**What the task requires:** No images are to be carried over; print all other material exactly as it stands.

**Data section:**
□ □ □
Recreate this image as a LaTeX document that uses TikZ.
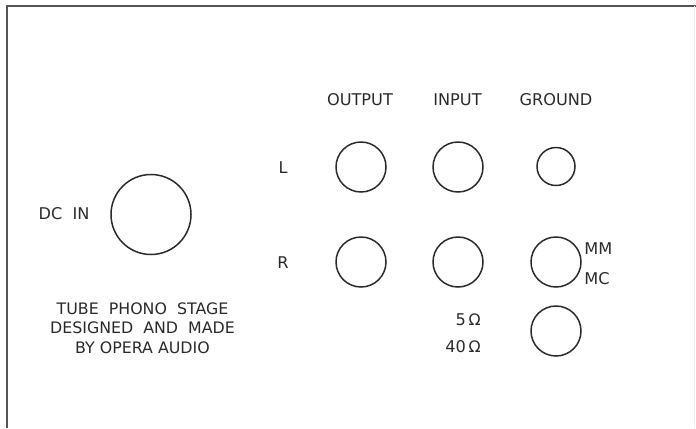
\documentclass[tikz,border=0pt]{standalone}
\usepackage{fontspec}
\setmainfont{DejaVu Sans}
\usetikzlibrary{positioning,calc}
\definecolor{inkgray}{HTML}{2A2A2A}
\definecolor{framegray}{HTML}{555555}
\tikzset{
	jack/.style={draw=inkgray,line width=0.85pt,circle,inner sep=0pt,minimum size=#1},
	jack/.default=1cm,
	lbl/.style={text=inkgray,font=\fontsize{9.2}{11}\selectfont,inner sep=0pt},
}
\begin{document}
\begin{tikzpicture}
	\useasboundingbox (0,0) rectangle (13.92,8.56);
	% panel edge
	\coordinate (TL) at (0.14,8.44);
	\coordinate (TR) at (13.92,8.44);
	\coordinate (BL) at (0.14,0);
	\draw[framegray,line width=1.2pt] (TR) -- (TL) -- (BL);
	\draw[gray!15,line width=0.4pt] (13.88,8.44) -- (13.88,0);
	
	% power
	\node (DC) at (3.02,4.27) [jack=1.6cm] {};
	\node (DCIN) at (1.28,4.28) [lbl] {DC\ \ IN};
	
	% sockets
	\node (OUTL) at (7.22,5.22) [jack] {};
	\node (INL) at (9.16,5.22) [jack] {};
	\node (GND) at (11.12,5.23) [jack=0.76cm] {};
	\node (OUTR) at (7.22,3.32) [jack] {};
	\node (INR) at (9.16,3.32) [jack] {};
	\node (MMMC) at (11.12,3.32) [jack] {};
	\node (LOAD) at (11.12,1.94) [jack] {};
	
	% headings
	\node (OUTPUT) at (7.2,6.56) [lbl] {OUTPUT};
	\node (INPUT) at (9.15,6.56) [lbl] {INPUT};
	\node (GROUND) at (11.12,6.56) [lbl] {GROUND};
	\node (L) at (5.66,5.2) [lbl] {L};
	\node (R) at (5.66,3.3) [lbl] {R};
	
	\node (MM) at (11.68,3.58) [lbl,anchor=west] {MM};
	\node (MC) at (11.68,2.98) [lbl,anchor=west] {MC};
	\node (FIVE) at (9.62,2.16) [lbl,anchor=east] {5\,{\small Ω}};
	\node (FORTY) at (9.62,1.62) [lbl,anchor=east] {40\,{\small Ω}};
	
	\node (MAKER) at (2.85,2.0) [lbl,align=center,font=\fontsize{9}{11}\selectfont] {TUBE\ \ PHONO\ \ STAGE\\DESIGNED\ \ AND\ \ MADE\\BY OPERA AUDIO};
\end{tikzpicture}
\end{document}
□ □ □
**Result of the task:**
Recreate this image as a LaTeX document that uses TikZ.
\documentclass[tikz,border=0pt]{standalone}
\usepackage{fontspec}
\setmainfont{DejaVu Sans}
\usetikzlibrary{positioning,calc}
\definecolor{inkgray}{HTML}{2A2A2A}
\definecolor{framegray}{HTML}{555555}
\tikzset{
	jack/.style={draw=inkgray,line width=0.85pt,circle,inner sep=0pt,minimum size=#1},
	jack/.default=1cm,
	lbl/.style={text=inkgray,font=\fontsize{9.2}{11}\selectfont,inner sep=0pt},
}
\begin{document}
\begin{tikzpicture}
	\useasboundingbox (0,0) rectangle (13.92,8.56);
	% panel edge
	\coordinate (TL) at (0.14,8.44);
	\coordinate (TR) at (13.92,8.44);
	\coordinate (BL) at (0.14,0);
	\draw[framegray,line width=1.2pt] (TR) -- (TL) -- (BL);
	\draw[gray!15,line width=0.4pt] (13.88,8.44) -- (13.88,0);
	
	% power
	\node (DC) at (3.02,4.27) [jack=1.6cm] {};
	\node (DCIN) at (1.28,4.28) [lbl] {DC\ \ IN};
	
	% sockets
	\node (OUTL) at (7.22,5.22) [jack] {};
	\node (INL) at (9.16,5.22) [jack] {};
	\node (GND) at (11.12,5.23) [jack=0.76cm] {};
	\node (OUTR) at (7.22,3.32) [jack] {};
	\node (INR) at (9.16,3.32) [jack] {};
	\node (MMMC) at (11.12,3.32) [jack] {};
	\node (LOAD) at (11.12,1.94) [jack] {};
	
	% headings
	\node (OUTPUT) at (7.2,6.56) [lbl] {OUTPUT};
	\node (INPUT) at (9.15,6.56) [lbl] {INPUT};
	\node (GROUND) at (11.12,6.56) [lbl] {GROUND};
	\node (L) at (5.66,5.2) [lbl] {L};
	\node (R) at (5.66,3.3) [lbl] {R};
	
	\node (MM) at (11.68,3.58) [lbl,anchor=west] {MM};
	\node (MC) at (11.68,2.98) [lbl,anchor=west] {MC};
	\node (FIVE) at (9.62,2.16) [lbl,anchor=east] {5\,{\small Ω}};
	\node (FORTY) at (9.62,1.62) [lbl,anchor=east] {40\,{\small Ω}};
	
	\node (MAKER) at (2.85,2.0) [lbl,align=center,font=\fontsize{9}{11}\selectfont] {TUBE\ \ PHONO\ \ STAGE\\DESIGNED\ \ AND\ \ MADE\\BY OPERA AUDIO};
\end{tikzpicture}
\end{document}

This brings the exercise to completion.